国防部は来年1月に刊行する国防白書で、北韓に対する敵視的な表現を削除することが分かりました。
政府消息筋によりますと、来年の国防白書では北韓を敵と規定するなどの敵視的な文言や表現が削除される見通しです。
その代わり、韓国の領土と国民の生命および財産を脅かすすべての勢力を敵と規定するといった表現が盛り込まれるということです。
国防白書の刊行は文在寅政権発足後初めてです。
2016年に刊行した現行の国防白書は、北韓の核やミサイル、サイバーテロなどを主だった脅威と指摘し、こうした脅威が続くかぎり、脅威の主体である北韓政権と北韓軍は敵だと明記しています。
こうした表現は、北韓による延坪島砲撃事件のあと、2010年末に刊行した国防白書から盛り込まれるようになりました。

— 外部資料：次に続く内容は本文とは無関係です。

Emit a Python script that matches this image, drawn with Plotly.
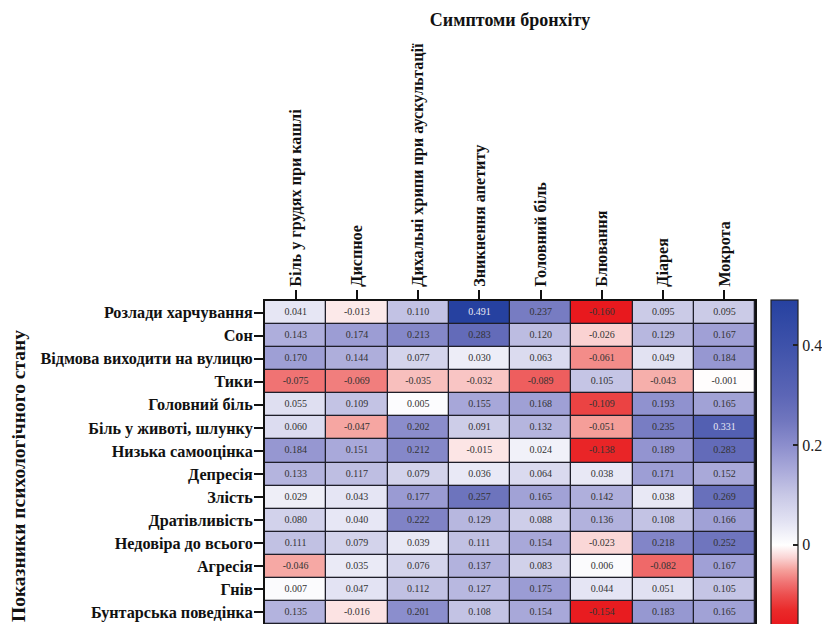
import numpy as np
import plotly.graph_objects as go

symptoms = ["Біль у грудях при кашлі", "Диспное", "Дихальні хрипи при аускультації",
            "Зникнення апетиту", "Головний біль", "Блювання", "Діарея", "Мокрота"]

indicators = ["Розлади харчування", "Сон", "Відмова виходити на вулицю", "Тики",
              "Головний біль", "Біль у животі, шлунку", "Низька самооцінка", "Депресія",
              "Злість", "Дратівливість", "Недовіра до всього", "Агресія", "Гнів",
              "Бунтарська поведінка"]

row_eating = [0.041, -0.013, 0.110, 0.491, 0.237, -0.160, 0.095, 0.095]
row_sleep = [0.143, 0.174, 0.213, 0.283, 0.120, -0.026, 0.129, 0.167]
row_refusal = [0.170, 0.144, 0.077, 0.030, 0.063, -0.061, 0.049, 0.184]
row_tics = [-0.075, -0.069, -0.035, -0.032, -0.089, 0.105, -0.043, -0.001]
row_headache = [0.055, 0.109, 0.005, 0.155, 0.168, -0.109, 0.193, 0.165]
row_stomach = [0.060, -0.047, 0.202, 0.091, 0.132, -0.051, 0.235, 0.331]
row_selfesteem = [0.184, 0.151, 0.212, -0.015, 0.024, -0.138, 0.189, 0.283]
row_depression = [0.133, 0.117, 0.079, 0.036, 0.064, 0.038, 0.171, 0.152]
row_anger = [0.029, 0.043, 0.177, 0.257, 0.165, 0.142, 0.038, 0.269]
row_irritability = [0.080, 0.040, 0.222, 0.129, 0.088, 0.136, 0.108, 0.166]
row_distrust = [0.111, 0.079, 0.039, 0.111, 0.154, -0.023, 0.218, 0.252]
row_aggression = [-0.046, 0.035, 0.076, 0.137, 0.083, 0.006, -0.082, 0.167]
row_wrath = [0.007, 0.047, 0.112, 0.127, 0.175, 0.044, 0.051, 0.105]
row_rebellion = [0.135, -0.016, 0.201, 0.108, 0.154, -0.154, 0.183, 0.165]

z = np.array([row_eating, row_sleep, row_refusal, row_tics, row_headache, row_stomach,
              row_selfesteem, row_depression, row_anger, row_irritability, row_distrust,
              row_aggression, row_wrath, row_rebellion])

zmin, zmax = float(z.min()), float(z.max())

# colour stops (value, colour)
stops = [(-0.160, "rgb(232,25,30)"), (-0.13, "rgb(234,42,42)"), (-0.1, "rgb(236,78,78)"),
         (-0.075, "rgb(240,115,115)"), (-0.05, "rgb(245,160,155)"), (-0.025, "rgb(250,212,212)"),
         (0.0, "rgb(255,255,255)"), (0.05, "rgb(225,225,242)"), (0.1, "rgb(200,200,230)"),
         (0.15, "rgb(170,170,218)"), (0.2, "rgb(140,142,205)"), (0.25, "rgb(112,118,190)"),
         (0.3, "rgb(92,102,182)"), (0.4, "rgb(62,82,170)"), (0.491, "rgb(38,65,160)")]
colorscale = [[min(1.0, max(0.0, (v - zmin) / (zmax - zmin))), c] for v, c in stops]
colorscale[0][0] = 0.0
colorscale[-1][0] = 1.0

serif = "Liberation Serif"

fig = go.Figure()
fig.add_trace(go.Heatmap(
    z=z, x=symptoms, y=indicators, zmin=zmin, zmax=zmax,
    colorscale=colorscale, xgap=1.3, ygap=1.3, hoverinfo="skip",
    colorbar=dict(
        x=1.0327, xanchor="left", xpad=0, y=1.004, yanchor="top", ypad=0,
        len=325, lenmode="pixels", thickness=27, thicknessmode="pixels",
        outlinecolor="#222", outlinewidth=1.2,
        tickvals=[0, 0.2, 0.4], ticktext=["0", "0.2", "0.4"],
        ticks="inside", ticklen=5, tickwidth=1.5, tickcolor="#222",
        tickfont=dict(family=serif, size=16, color="#222"),
    ),
))

xs, ys = np.meshgrid(np.arange(len(symptoms)), np.arange(len(indicators)))
flat = z.flatten()
fig.add_trace(go.Scatter(
    x=[symptoms[i] for i in xs.flatten()], y=[indicators[j] for j in ys.flatten()],
    mode="text", text=[f"{v:.3f}" for v in flat],
    textfont=dict(family=serif, size=10,
                  color=["#e8e8f5" if v > 0.3 else "#333" for v in flat]),
    hoverinfo="skip", showlegend=False,
))

# page body has an 8px margin, so the figure is 8px smaller than the window
fig.update_layout(
    width=822, height=616,
    margin=dict(l=257, r=75, t=293, b=0, autoexpand=False),
    paper_bgcolor="white", plot_bgcolor="#1e1e2a",
    showlegend=False,
    title=dict(text="Симптоми бронхіту", x=0.5, xref="paper", y=1 - 12 / 616,
               yanchor="middle", xanchor="center",
               font=dict(family=serif, size=18, color="#111", weight="bold")),
    xaxis=dict(side="top", tickangle=-90, ticks="outside", ticklen=9, tickwidth=2,
               tickcolor="#111", showgrid=False, zeroline=False, automargin=False,
               showline=True, linecolor="#111", linewidth=2, mirror=True,
               range=[-0.5, len(symptoms) - 0.5],
               tickfont=dict(family=serif, size=16.2, color="#111", weight="bold")),
    yaxis=dict(ticks="outside", ticklen=9, tickwidth=2, tickcolor="#111",
               ticklabelstandoff=-2,
               showgrid=False, zeroline=False, automargin=False,
               showline=True, linecolor="#111", linewidth=2, mirror=True,
               range=[len(indicators) - 0.5, -0.5],
               tickfont=dict(family=serif, size=16.2, color="#111", weight="bold")),
    annotations=[dict(text="Показники психологічного стану", textangle=-90,
                      xref="paper", yref="paper", x=(18 - 265) / 490, y=(624 - 476) / 323,
                      xanchor="center", yanchor="middle", showarrow=False,
                      font=dict(family=serif, size=19.5, color="#111", weight="bold"))],
)

fig.write_html("out.html")
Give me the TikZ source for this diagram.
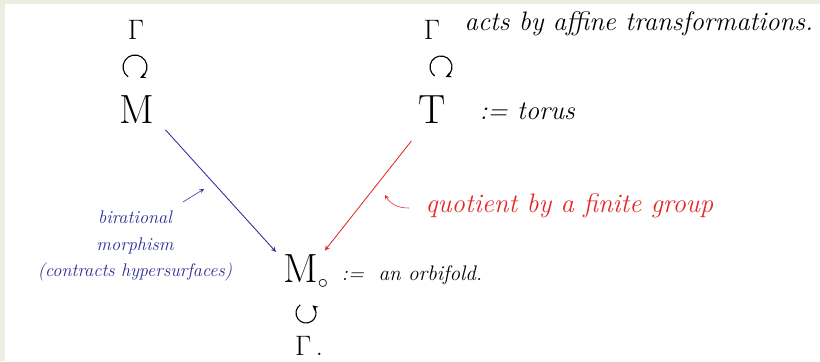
\RequirePackage{fix-cm}
\documentclass[tikz,border=0pt]{standalone}
\usepackage{fontspec}
\usetikzlibrary{positioning,calc}
\definecolor{inkblue}{RGB}{45,45,150}
\definecolor{inkred}{RGB}{228,40,40}
\definecolor{paper}{RGB}{237,238,226}
\begin{document}
\begin{tikzpicture}[
    x=0.025cm, y=0.025cm,
    every node/.style={inner sep=1pt},
    space/.style={font=\fontsize{29}{30}\selectfont},
    group/.style={font=\fontsize{20}{22}\selectfont},
    remark/.style={font=\fontsize{19}{22}\selectfont\itshape, anchor=base west},
    smallremark/.style={font=\fontsize{15}{18}\selectfont\itshape, anchor=base west},
    bluenote/.style={font=\fontsize{13}{19}\selectfont\itshape, text=inkblue, align=center},
    rednote/.style={font=\fontsize{19}{22}\selectfont\itshape, text=inkred, anchor=base west},
    action/.style={->, >=stealth, thick},
    map/.style={->, >=stealth, semithick},
    pointer/.style={->, >=stealth, thin}
]
% -------------------------
% Paper
% -------------------------
    \fill[paper] (0,0) rectangle (820,-361);
    \fill[white] (5,-4) rectangle (820,-361);
    \useasboundingbox (0,0) rectangle (820,-361);

% -------------------------
% Left column: Gamma acting on M
% -------------------------
    \node[group] (gammaM) at (136,-30) {$\Gamma$};
    \node[space] (M) at (137,-110) {M};
    % action symbol
    \draw[action] (135,-67) ++(235:12) arc[start angle=235, end angle=-65, radius=12];

% -------------------------
% Right column: Gamma acting on the torus
% -------------------------
    \node[group] (gammaT) at (432,-30) {$\Gamma$};
    \node[remark] (affine) at (463,-31) {acts by affine transformations.};
    \node[space] (T) at (432,-110) {T};
    \node[remark] (torus) at (478,-119) {:=\ torus};
    % action symbol
    \draw[action] (441,-67) ++(235:11) arc[start angle=235, end angle=-65, radius=11];

% -------------------------
% Bottom: the orbifold M_0
% -------------------------
    \node[space] (M0) at (306,-272) {M$_{\scriptscriptstyle\circ}$};
    \node[smallremark] (orbifold) at (340,-280) {:=\ \ an orbifold.};
    \node[group] (gammaO) at (309,-346) {$\Gamma$\,.};
    % action symbol
    \draw[action] (306,-313) ++(125:10) arc[start angle=125, end angle=410, radius=10];

% -------------------------
% Maps and their labels
% -------------------------
    \draw[map, inkblue, shorten <=4pt] ([xshift=4pt]M.south east) -- ([xshift=-4pt,yshift=1pt]M0.north west);
    \draw[map, inkred, shorten <=14pt] ([xshift=-6pt]T.south) -- ([xshift=-4pt,yshift=2pt]M0.north east);

    \node[bluenote] (birational) at (135,-246) {birational\\ morphism\\ (contracts hypersurfaces)};
    \coordinate (bluetip) at (204,-189);
    \draw[pointer, inkblue] (183,-202) -- (bluetip);

    \node[rednote] (quotient) at (424,-212) {quotient by a finite group};
    \coordinate (redtip) at (385,-195);
    \draw[pointer, inkred] (409,-208) to[bend left=30] (redtip);
\end{tikzpicture}
\end{document}
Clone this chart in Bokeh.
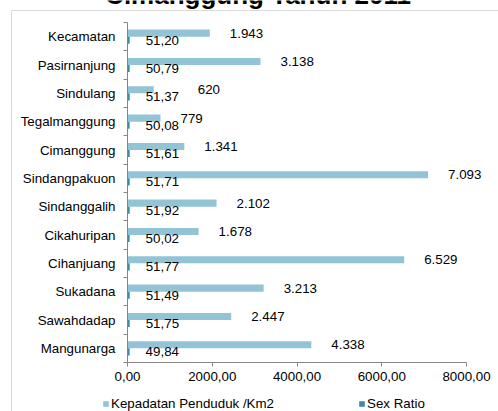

北韓に対する敵視的な表現が削除されることについて、別の消息筋は、非武装地帯の監視所の撤去、板門店がある共同警備区域の自由往来など、緊張緩和に向けた動きが続いていることを受けて、表現に慎重を期したと指摘しました。
2度目の米朝首脳会談や金正恩国務委員長のソウル訪問を控えていることも考慮されたものとみられます。
国防白書は鄭景斗(チョン・ギョンドゥ)長官の裁可を経て、来年1月に刊行され、国防部のホームページにも掲載されます。
国防白書は国防政策の基本理念について国民の理解を求めるために作成されていて、2年に一度、年末または年初に刊行されます。